When pricing is supported by financial analysis:
- Negotiations tend to proceed more efficiently
- Buyer confidence increases
- Due diligence questions are addressed more clearly
A valuation performed early allows the broker to focus on marketing and execution rather than revisiting foundational pricing assumptions.
Documentation Owners Should Prepare
Whether engaging a broker immediately or planning ahead, owners should organize financial documentation early. Buyers typically request:
- Three to five yeras of tax returns
- Financial statements
- Payroll and compensation summaries
- Debt schedules
- Lease agreements
Clear documentation supports valuation accuracy and strengthens broker-led marketing efforts.
Timing: When Should Valuation Occur?
Owners often ask whether valuation should occur before or after hiring a broker. In most cases, obtaining a valuation before active marketing begins provides advantages.
Early valuation allows owners to:
- Algin pricing expectations
- Address financial weaknesses
- Prepare for buyer scrutiny
- Enter broker discussions with clarity
This preparation supports a more efficient transaction process.

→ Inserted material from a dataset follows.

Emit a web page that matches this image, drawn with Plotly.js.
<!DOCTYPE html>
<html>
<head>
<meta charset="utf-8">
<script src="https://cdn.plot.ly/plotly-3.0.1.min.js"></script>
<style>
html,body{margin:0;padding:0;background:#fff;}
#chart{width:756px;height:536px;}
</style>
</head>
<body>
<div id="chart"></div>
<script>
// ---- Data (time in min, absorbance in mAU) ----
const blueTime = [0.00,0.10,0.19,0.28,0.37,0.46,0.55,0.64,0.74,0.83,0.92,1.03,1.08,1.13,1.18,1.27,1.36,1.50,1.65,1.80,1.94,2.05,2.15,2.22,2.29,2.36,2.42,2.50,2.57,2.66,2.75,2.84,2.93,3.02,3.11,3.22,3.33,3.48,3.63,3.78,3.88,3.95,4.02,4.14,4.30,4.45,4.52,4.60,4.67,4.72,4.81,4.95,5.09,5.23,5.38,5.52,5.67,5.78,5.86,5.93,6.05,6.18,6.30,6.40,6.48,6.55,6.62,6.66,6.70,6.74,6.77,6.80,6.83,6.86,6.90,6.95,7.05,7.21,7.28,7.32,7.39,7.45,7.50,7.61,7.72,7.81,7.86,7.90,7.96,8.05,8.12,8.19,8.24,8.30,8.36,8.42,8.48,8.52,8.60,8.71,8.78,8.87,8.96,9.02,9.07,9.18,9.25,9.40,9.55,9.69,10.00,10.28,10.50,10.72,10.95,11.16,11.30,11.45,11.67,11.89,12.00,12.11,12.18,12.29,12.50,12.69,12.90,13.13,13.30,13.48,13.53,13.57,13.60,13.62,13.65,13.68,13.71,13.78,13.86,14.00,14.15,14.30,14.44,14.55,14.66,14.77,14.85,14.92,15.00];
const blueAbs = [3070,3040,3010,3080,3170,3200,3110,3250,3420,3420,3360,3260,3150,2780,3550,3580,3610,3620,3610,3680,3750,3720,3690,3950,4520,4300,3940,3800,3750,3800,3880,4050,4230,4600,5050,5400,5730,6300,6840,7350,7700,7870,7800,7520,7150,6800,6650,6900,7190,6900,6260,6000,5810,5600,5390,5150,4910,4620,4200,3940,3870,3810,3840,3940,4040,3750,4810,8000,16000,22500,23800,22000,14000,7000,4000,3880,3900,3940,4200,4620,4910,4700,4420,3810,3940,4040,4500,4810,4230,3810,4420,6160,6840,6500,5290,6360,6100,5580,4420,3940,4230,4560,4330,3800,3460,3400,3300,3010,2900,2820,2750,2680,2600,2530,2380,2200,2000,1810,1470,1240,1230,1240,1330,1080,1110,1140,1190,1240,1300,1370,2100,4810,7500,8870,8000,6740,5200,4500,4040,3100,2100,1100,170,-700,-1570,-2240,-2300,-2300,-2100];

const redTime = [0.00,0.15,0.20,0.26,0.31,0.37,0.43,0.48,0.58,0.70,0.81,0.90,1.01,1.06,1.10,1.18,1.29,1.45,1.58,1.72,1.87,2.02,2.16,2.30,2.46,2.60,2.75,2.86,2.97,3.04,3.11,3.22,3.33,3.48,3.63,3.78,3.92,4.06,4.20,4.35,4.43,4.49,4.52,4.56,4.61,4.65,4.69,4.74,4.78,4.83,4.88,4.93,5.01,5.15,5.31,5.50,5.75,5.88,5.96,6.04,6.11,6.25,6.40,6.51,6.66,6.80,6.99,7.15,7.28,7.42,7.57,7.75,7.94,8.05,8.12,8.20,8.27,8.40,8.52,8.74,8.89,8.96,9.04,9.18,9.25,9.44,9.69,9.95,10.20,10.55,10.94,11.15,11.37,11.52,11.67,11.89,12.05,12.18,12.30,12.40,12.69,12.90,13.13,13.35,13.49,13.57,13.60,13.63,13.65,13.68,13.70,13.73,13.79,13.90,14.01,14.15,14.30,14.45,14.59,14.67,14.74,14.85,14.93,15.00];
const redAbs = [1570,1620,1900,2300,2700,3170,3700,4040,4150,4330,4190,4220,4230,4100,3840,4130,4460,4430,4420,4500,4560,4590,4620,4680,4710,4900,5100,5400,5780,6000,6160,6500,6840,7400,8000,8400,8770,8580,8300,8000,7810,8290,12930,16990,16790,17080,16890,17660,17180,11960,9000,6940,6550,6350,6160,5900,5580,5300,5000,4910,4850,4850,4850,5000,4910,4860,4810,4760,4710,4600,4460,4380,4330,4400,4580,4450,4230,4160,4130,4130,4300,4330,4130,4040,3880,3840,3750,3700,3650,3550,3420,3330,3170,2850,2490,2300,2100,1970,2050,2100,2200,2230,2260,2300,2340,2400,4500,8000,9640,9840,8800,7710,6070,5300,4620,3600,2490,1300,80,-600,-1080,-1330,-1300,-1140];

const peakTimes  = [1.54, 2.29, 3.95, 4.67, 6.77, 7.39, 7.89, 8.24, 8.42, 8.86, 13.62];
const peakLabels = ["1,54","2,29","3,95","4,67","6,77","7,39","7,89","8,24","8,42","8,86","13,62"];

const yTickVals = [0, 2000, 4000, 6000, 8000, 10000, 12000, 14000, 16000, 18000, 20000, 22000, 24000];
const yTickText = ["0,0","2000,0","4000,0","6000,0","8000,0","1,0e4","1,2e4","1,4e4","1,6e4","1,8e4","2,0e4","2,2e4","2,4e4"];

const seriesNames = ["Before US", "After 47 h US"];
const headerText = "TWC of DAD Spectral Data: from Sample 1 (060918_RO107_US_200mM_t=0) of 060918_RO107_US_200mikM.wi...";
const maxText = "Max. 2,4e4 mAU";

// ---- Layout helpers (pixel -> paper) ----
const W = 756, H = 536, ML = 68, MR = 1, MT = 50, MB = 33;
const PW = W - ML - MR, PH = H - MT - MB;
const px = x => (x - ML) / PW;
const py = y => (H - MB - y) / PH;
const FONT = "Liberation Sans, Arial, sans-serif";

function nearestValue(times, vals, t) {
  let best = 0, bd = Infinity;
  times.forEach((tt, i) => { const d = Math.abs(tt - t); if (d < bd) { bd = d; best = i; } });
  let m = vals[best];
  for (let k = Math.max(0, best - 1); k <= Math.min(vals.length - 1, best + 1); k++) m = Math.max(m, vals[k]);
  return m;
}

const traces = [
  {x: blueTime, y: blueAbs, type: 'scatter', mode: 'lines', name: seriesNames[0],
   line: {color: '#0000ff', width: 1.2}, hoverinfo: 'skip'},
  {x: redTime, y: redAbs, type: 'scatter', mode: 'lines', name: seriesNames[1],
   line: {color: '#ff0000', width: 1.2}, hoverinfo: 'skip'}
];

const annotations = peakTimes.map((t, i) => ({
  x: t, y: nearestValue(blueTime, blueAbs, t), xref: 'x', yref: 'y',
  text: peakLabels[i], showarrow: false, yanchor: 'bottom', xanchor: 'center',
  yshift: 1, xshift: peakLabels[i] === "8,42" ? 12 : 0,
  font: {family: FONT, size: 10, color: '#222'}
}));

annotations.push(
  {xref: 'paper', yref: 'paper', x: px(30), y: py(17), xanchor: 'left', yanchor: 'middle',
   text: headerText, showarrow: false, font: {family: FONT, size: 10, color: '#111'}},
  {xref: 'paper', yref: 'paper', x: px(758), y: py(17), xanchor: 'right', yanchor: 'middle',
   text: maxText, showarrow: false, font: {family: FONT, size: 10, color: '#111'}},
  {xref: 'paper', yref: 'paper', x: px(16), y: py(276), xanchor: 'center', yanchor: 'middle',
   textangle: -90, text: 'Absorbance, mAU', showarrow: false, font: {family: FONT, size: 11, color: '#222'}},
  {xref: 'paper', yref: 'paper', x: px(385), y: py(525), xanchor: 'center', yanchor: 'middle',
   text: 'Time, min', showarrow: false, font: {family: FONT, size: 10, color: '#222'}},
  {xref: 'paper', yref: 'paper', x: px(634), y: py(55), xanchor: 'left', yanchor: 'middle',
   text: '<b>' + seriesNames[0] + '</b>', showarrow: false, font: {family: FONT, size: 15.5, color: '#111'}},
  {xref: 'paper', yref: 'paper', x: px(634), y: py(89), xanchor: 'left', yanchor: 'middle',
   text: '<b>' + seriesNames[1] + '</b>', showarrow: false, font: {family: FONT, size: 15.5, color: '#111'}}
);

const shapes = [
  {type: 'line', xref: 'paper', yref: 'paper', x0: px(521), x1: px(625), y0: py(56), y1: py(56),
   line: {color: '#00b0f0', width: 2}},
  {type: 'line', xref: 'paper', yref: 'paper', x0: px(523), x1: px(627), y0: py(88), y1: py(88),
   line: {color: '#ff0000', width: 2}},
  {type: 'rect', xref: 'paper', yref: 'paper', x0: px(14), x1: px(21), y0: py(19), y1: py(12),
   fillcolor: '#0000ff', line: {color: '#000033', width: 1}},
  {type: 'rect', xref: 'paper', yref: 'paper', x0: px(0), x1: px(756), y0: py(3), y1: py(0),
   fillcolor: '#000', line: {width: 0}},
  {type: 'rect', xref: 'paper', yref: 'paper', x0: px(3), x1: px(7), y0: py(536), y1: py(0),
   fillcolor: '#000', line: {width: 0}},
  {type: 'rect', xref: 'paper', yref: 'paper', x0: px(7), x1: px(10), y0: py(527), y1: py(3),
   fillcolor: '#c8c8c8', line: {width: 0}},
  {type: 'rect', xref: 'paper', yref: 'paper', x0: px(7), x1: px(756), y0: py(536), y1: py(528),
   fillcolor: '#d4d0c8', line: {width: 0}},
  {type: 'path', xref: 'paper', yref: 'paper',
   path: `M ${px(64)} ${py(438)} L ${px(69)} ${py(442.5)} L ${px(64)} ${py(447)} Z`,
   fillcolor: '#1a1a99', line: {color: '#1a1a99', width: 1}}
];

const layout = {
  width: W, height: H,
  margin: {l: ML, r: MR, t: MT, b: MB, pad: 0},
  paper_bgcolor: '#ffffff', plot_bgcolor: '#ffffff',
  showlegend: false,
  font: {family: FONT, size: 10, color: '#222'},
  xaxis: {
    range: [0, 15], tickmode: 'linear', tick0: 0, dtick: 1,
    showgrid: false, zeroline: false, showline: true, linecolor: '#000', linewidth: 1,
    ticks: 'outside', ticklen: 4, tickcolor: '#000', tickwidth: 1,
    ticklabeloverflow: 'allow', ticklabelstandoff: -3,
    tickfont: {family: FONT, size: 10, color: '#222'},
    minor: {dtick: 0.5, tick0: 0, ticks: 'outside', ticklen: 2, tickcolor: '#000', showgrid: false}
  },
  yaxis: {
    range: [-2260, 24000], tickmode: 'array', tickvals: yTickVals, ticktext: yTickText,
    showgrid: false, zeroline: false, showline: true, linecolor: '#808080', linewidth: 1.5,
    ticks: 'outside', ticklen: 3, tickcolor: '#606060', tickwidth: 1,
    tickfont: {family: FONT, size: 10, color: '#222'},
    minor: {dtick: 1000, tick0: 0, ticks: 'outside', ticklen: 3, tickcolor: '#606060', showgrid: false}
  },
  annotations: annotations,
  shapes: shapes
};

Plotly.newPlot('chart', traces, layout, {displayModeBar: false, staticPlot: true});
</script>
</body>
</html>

Start With Financial Clarity
Hiring a broker can be an important step in selling a business. Brokers bring market reach and transaction expertise. A professional valuation establishes the financial foundation that supports those efforts.
Together, valuation and brokerage create a structured, credible path to closing.
For owners planning a sale, beginning with financial clarity ensures that every subsequent decision is grounded in objective analysis and positioned for success.